Hey Y'all! So I'm working a new design for a scene and long story short, I'd really like to deploy an effect where the audio sounds like it moves around the scene, not dissimilar to what Disney did with the Ghost Host's voice in the Haunted Mansion's stretching rooms. I know there HAS to be software/hardware out there to create this, but I am having a really hard time pinning something down. 
I know I can do some limited stuff with Binaural audio using a stereo channels and splitting them in Audacity, but I need something that can control 4 separate speakers independently...

Please send help! Thanks a bunch!


----------



## corey872 (Jan 10, 2010)

Believe audacity can work with up to 32 channels - if you use a corresponding output format(?)

This seems to suggest WAV, AIFF, and OGG support 32 channels, FLAC and WMA can do 8, and some of the other formats... MP2, MP3, etc are limited to 2... or less.

https://manual.audacityteam.org/man/export_formats_supported_by_audacity.html

As for the actual effect - I've used audacity to generate 'sort-of' the '3D effect' you mention... witch cackles, wolf howls, screams, etc, directed to one channel or the other, or starting at one channel then fading off to the other to simulate movement, etc. Though if you're looking for something to do 'real time 3D / movement / multiple sources and sounds' - that might be a much different effect.


----------



## fontgeek (Jul 24, 2006)

Keep in mind that the multiple channels means you will have to have multiple amps and speakers to do the actual output.


----------



## Pyronious (Sep 25, 2013)

Adobe Audition has tools for creating multichannel surround sound. There's even a nice 3D track panner tool where you can take a mono sound and drag it around with your mouse to make the sound fly around your head. There are instructions for how to do this here.

For computer-free playback you could export two stereo files (front stereo and rear stereo) and use something like the Sparkfun WAV Trigger to play the sounds back to your 4 speakers.


----------



## RowlandHarris (Sep 11, 2009)

A couple years ago, I purchased a four channel dtmf relay board (this decodes phone tones to turn on one of four relays). The idea is to use audacity to encode one stereo channel with dtmf tones (there's an option for this) and the other channel to have the audio output. My thought was to have two speakers on each side of the driveway and have voices, whispers, whatever come thru the various speakers to make the TOTs think someone (or something) was moving around them.
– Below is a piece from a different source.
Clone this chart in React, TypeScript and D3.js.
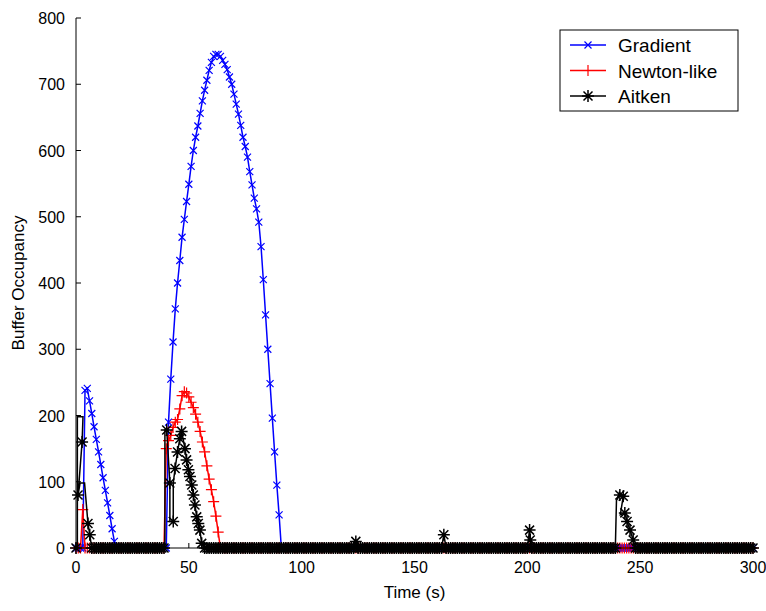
import React from 'react';
import * as d3 from 'd3';

// ---------- DATA ----------
const TIME_MAX = 300;
const xTickValues = [0, 50, 100, 150, 200, 250, 300];
const yTickValues = [0, 100, 200, 300, 400, 500, 600, 700, 800];
const seriesNames = ['Gradient', 'Newton-like', 'Aitken'];

// Gradient: non-zero bursts (start second + one value per second), zero elsewhere
const gradientBurst1Start = 4;
const gradientBurst1 = [238, 241, 222, 203, 183, 164, 145, 126, 106, 87, 68, 49, 29, 10];
const gradientBurst2Start = 41;
const gradientBurst2 = [190, 255, 311, 361, 400, 434, 469, 496, 523, 549, 576, 600, 620, 637, 656, 675,
  691, 706, 721, 733, 742, 745, 745, 742, 736, 730, 722, 711, 700, 685, 670, 655, 638, 620, 606, 590,
  568, 548, 528, 512, 492, 455, 405, 352, 300, 248, 196, 145, 95, 50];

// Newton-like
const newtonBurst1Start = 3;
const newtonBurst1 = [58];
const newtonBurst2Start = 40;
const newtonBurst2 = [150, 162, 170, 182, 190, 194, 210, 230, 236, 234, 228, 220, 212, 202, 190, 176,
  160, 145, 124, 104, 88, 70, 48, 24];

// Aitken: irregular excursions [time, value, sampled(1) or corner(0)]; zero at every other second
const aitkenEarly = [[0, 0, 1], [0.6, 0, 0], [0.6, 198, 0], [3.1, 198, 0], [2.7, 160, 1], [0.9, 80, 1],
  [1.8, 98, 0], [3.8, 98, 0], [5.3, 37, 1], [6.1, 20, 1], [7, 0, 1]];
const aitkenMiddle = [[39, 0, 1], [39.4, 0, 0], [39.4, 178, 0], [40.2, 178, 1], [41.6, 98, 1], [41.6, 40, 0],
  [43.1, 40, 1], [43.1, 98, 0], [43.9, 120, 1], [45, 145, 1], [46, 165, 1], [46.8, 176, 1], [48.3, 150, 1],
  [49, 133, 1], [49.8, 118, 1], [50.5, 108, 1], [51.3, 95, 1], [52, 80, 1], [52.7, 65, 1], [53.5, 47, 1],
  [54.2, 37, 1], [54.9, 27, 1], [55.7, 7, 1], [57, 0, 1]];
const aitkenSpike124 = [[123, 0, 1], [124, 10, 1], [125, 0, 1]];
const aitkenSpike163 = [[162, 0, 1], [163, 20, 1], [164, 0, 1]];
const aitkenSpike201 = [[200, 0, 1], [201, 27, 1], [201.3, 12, 1], [202, 0, 1]];
const aitkenSpike241 = [[239, 0, 1], [239.5, 72, 0], [241, 80, 1], [242.5, 78, 1], [241.2, 50, 0],
  [243.2, 53, 1], [244.2, 40, 1], [245.5, 27, 1], [246.9, 12, 1], [248, 0, 1]];

// ---------- BUILD SERIES ----------
type Pt = { t: number; v: number; m: boolean };

function fromBursts(bursts: [number, number[]][]): Pt[] {
  const pts: Pt[] = [];
  for (let t = 0; t <= TIME_MAX; t++) {
    let v = 0;
    for (const [s, vals] of bursts) {
      if (t >= s && t < s + vals.length) v = vals[t - s];
    }
    pts.push({ t, v, m: true });
  }
  return pts;
}

function fromSegments(segs: number[][][]): Pt[] {
  const pts: Pt[] = [];
  const sorted = [...segs].sort((a, b) => a[0][0] - b[0][0]);
  let t = 0;
  for (const seg of sorted) {
    const s = seg[0][0];
    const e = seg[seg.length - 1][0];
    for (; t < s; t++) pts.push({ t, v: 0, m: true });
    for (const p of seg) pts.push({ t: p[0], v: p[1], m: p[2] === 1 });
    t = Math.floor(e) + 1;
  }
  for (; t <= TIME_MAX; t++) pts.push({ t, v: 0, m: true });
  return pts;
}

const gradient = fromBursts([[gradientBurst1Start, gradientBurst1], [gradientBurst2Start, gradientBurst2]]);
const newton = fromBursts([[newtonBurst1Start, newtonBurst1], [newtonBurst2Start, newtonBurst2]]);
const aitken = fromSegments([aitkenEarly, aitkenMiddle, aitkenSpike124, aitkenSpike163, aitkenSpike201, aitkenSpike241]);

// ---------- LAYOUT ----------
const W = 766, H = 611;
const L = 76, R = 753, T = 18, B = 548;
const FONT = '"Liberation Sans", Arial, sans-serif';

const xMarker = (r: number) => `M${-r},${-r}L${r},${r}M${-r},${r}L${r},${-r}`;
const plusMarker = (r: number) => `M${-r},0L${r},0M0,${-r}L0,${r}`;
const starMarker = (r: number, d: number) => plusMarker(r) + xMarker(d);

const styles = [
  { color: '#0000ff', marker: xMarker(3.5), lw: 1.5, mw: 1.2 },
  { color: '#ff0000', marker: plusMarker(5.5), lw: 1.5, mw: 1.2 },
  { color: '#000000', marker: starMarker(6, 4.5), lw: 1.5, mw: 1.5 },
];

export default function App() {
  const x = d3.scaleLinear().domain([0, TIME_MAX]).range([L, R]);
  const y = d3.scaleLinear().domain([0, 800]).range([B, T]);
  const line = d3.line<Pt>().x(d => x(d.t)).y(d => y(d.v));
  const data = [gradient, newton, aitken];

  return (
    <svg width={W} height={H} style={{ position: 'absolute', left: 0, top: 0, background: '#fff' }}
      fontFamily={FONT}>
      <rect x={0} y={0} width={W} height={H} fill="#fff" />
      {data.map((pts, i) => (
        <g key={i} stroke={styles[i].color} fill="none">
          <path d={line(pts) || ''} strokeWidth={styles[i].lw} />
          {pts.filter(p => p.m).map((p, j) => (
            <path key={j} d={styles[i].marker} transform={`translate(${x(p.t)},${y(p.v)})`} strokeWidth={styles[i].mw} />
          ))}
        </g>
      ))}
      {/* axes */}
      <g stroke="#000" strokeWidth={1} fill="none">
        <line x1={L} y1={T} x2={L} y2={B} />
        <line x1={L} y1={B} x2={R} y2={B} />
        {yTickValues.map(v => <line key={'yt' + v} x1={L} x2={L + 5} y1={y(v)} y2={y(v)} />)}
        {xTickValues.map(v => <line key={'xt' + v} x1={x(v)} x2={x(v)} y1={B} y2={B - 5} />)}
      </g>
      <g fontSize={16} fill="#000">
        {yTickValues.map(v => (
          <text key={'yl' + v} x={L - 11} y={y(v) + 6} textAnchor="end">{v}</text>
        ))}
        {xTickValues.map(v => (
          <text key={'xl' + v} x={x(v)} y={B + 25} textAnchor="middle">{v}</text>
        ))}
      </g>
      <text x={(L + R) / 2} y={598} fontSize={17} textAnchor="middle">Time (s)</text>
      <text transform={`translate(24,${(T + B) / 2}) rotate(-90)`} fontSize={17} textAnchor="middle">Buffer Occupancy</text>
      {/* legend */}
      <g>
        <rect x={560} y={30} width={178} height={81} fill="#fff" stroke="#000" strokeWidth={1} />
        {seriesNames.map((name, i) => {
          const ly = 45 + i * 25.5;
          return (
            <g key={name}>
              <line x1={570} x2={606} y1={ly} y2={ly} stroke={styles[i].color} strokeWidth={styles[i].lw} />
              <path d={styles[i].marker} transform={`translate(588,${ly})`} stroke={styles[i].color} fill="none" strokeWidth={styles[i].mw} />
              <text x={618} y={ly + 7} fontSize={19} fill="#000">{name}</text>
            </g>
          );
        })}
      </g>
    </svg>
  );
}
I made it as far as doing a test mp3 file and playing the dtmf channel into the board. It worked quite well. Next step, if I ever get back to it, is to hook up four speakers to the board and test how well the sound works. You could have the signal come through two speakers at once to simulate a sound coming from between them.

This is similar to what I purchased:
https://www.ebay.com/itm/4CH-Audio-...534562&hash=item2f214d7278:g:8vwAAOSwLEVbihqB

and I see now that there's an 8 channel version! Just search 'dtmf audio relay'.


----------



## DarkOne (Oct 16, 2012)

I've also thought about doing this. I looked into audio switching and found mechanical relays are said to work very well. So my plan is to play an Mp3 with an arduino and turning on an off the relays to send the audio to various speakers. A stereo file could then play different things at the same time on two different speakers, or just switch speakers to get the surround sound effect you're looking for. The relays will have a faint click, so insulate it well or place away from the area. Let us know what you work out!


----------



## David_AVD (Nov 9, 2012)

Another approach could be my da_Soundscape software. You can have up to 4 stereo outputs, each with their own random list of effects playing.


----------



## Hippie Crane (Sep 17, 2019)

Some PC's have 7.1 surround sound audio capability which is unlocked by simply mapping each track in audacity to the channel you want manually.


----------